Data section »
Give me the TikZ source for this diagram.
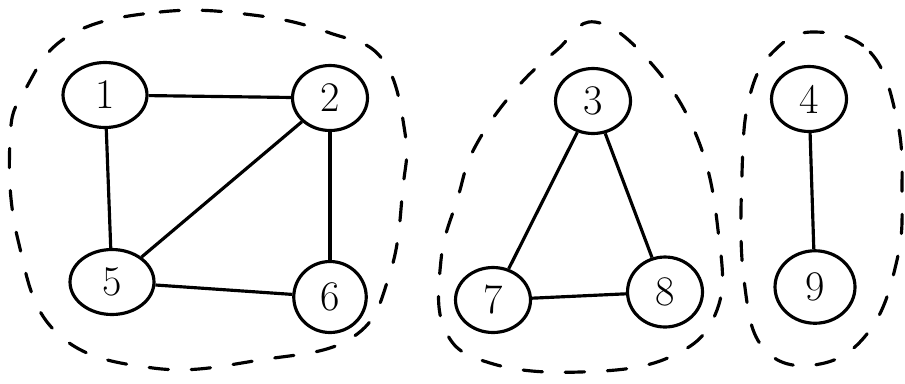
\documentclass[tikz,border=0pt]{standalone}
\usepackage{tikz}
\usetikzlibrary{shapes.geometric}

\begin{document}
\begin{tikzpicture}[x=0.02cm,y=-0.02cm,line width=1.8pt,
  vtx/.style={draw,ellipse,minimum width=1.5cm,minimum height=1.3cm,inner sep=0pt,font=\fontsize{24}{24}\selectfont},
  blob/.style={dash pattern=on 11pt off 13pt,line cap=round}]
\useasboundingbox (0,0) rectangle (905,383);
% first component
\node[vtx,minimum width=1.68cm] (v1) at (105,95) {1};
\node[vtx] (v2) at (330,98) {2};
\node[vtx,minimum width=1.68cm] (v5) at (112,282) {5};
\node[vtx,minimum width=1.45cm,minimum height=1.42cm] (v6) at (330,297) {6};
\draw (v1) -- (v2);
\draw (v1) -- (v5);
\draw (v2) -- (v5);
\draw (v2) -- (v6);
\draw (v5) -- (v6);
\draw[blob] plot[smooth cycle,tension=0.7] coordinates {(70,35) (160,12) (253,15) (330,33) (383,60) (405,133) (403,187) (390,273) (353,337) (260,360) (153,368) (57,333) (18,240) (10,140) (25,90)};
% second component
\node[vtx] (v3) at (593,101) {3};
\node[vtx] (v7) at (493,300) {7};
\node[vtx,minimum height=1.4cm] (v8) at (665,292) {8};
\draw (v3) -- (v7);
\draw (v3) -- (v8);
\draw (v7) -- (v8);
\draw[blob] plot[smooth cycle,tension=0.7] coordinates {(595,22) (650,62) (697,137) (718,230) (717,310) (670,357) (580,372) (490,363) (445,330) (441,260) (458,197) (475,147) (515,90) (557,50)};
% third component
\node[vtx] (v4) at (809,99) {4};
\node[vtx,minimum width=1.6cm,minimum height=1.45cm] (v9) at (815,287) {9};
\draw (v4) -- (v9);
\draw[blob] plot[smooth cycle,tension=0.7] coordinates {(815,32) (870,52) (897,120) (902,193) (897,260) (870,330) (820,364) (765,350) (744,280) (742,173) (750,95) (775,50)};
\end{tikzpicture}
\end{document}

Goal » The material above must be printed exactly, with its pictures left out.

The response »
Give me the TikZ source for this diagram.
\documentclass[tikz,border=0pt]{standalone}
\usepackage{tikz}
\usetikzlibrary{shapes.geometric}

\begin{document}
\begin{tikzpicture}[x=0.02cm,y=-0.02cm,line width=1.8pt,
  vtx/.style={draw,ellipse,minimum width=1.5cm,minimum height=1.3cm,inner sep=0pt,font=\fontsize{24}{24}\selectfont},
  blob/.style={dash pattern=on 11pt off 13pt,line cap=round}]
\useasboundingbox (0,0) rectangle (905,383);
% first component
\node[vtx,minimum width=1.68cm] (v1) at (105,95) {1};
\node[vtx] (v2) at (330,98) {2};
\node[vtx,minimum width=1.68cm] (v5) at (112,282) {5};
\node[vtx,minimum width=1.45cm,minimum height=1.42cm] (v6) at (330,297) {6};
\draw (v1) -- (v2);
\draw (v1) -- (v5);
\draw (v2) -- (v5);
\draw (v2) -- (v6);
\draw (v5) -- (v6);
\draw[blob] plot[smooth cycle,tension=0.7] coordinates {(70,35) (160,12) (253,15) (330,33) (383,60) (405,133) (403,187) (390,273) (353,337) (260,360) (153,368) (57,333) (18,240) (10,140) (25,90)};
% second component
\node[vtx] (v3) at (593,101) {3};
\node[vtx] (v7) at (493,300) {7};
\node[vtx,minimum height=1.4cm] (v8) at (665,292) {8};
\draw (v3) -- (v7);
\draw (v3) -- (v8);
\draw (v7) -- (v8);
\draw[blob] plot[smooth cycle,tension=0.7] coordinates {(595,22) (650,62) (697,137) (718,230) (717,310) (670,357) (580,372) (490,363) (445,330) (441,260) (458,197) (475,147) (515,90) (557,50)};
% third component
\node[vtx] (v4) at (809,99) {4};
\node[vtx,minimum width=1.6cm,minimum height=1.45cm] (v9) at (815,287) {9};
\draw (v4) -- (v9);
\draw[blob] plot[smooth cycle,tension=0.7] coordinates {(815,32) (870,52) (897,120) (902,193) (897,260) (870,330) (820,364) (765,350) (744,280) (742,173) (750,95) (775,50)};
\end{tikzpicture}
\end{document}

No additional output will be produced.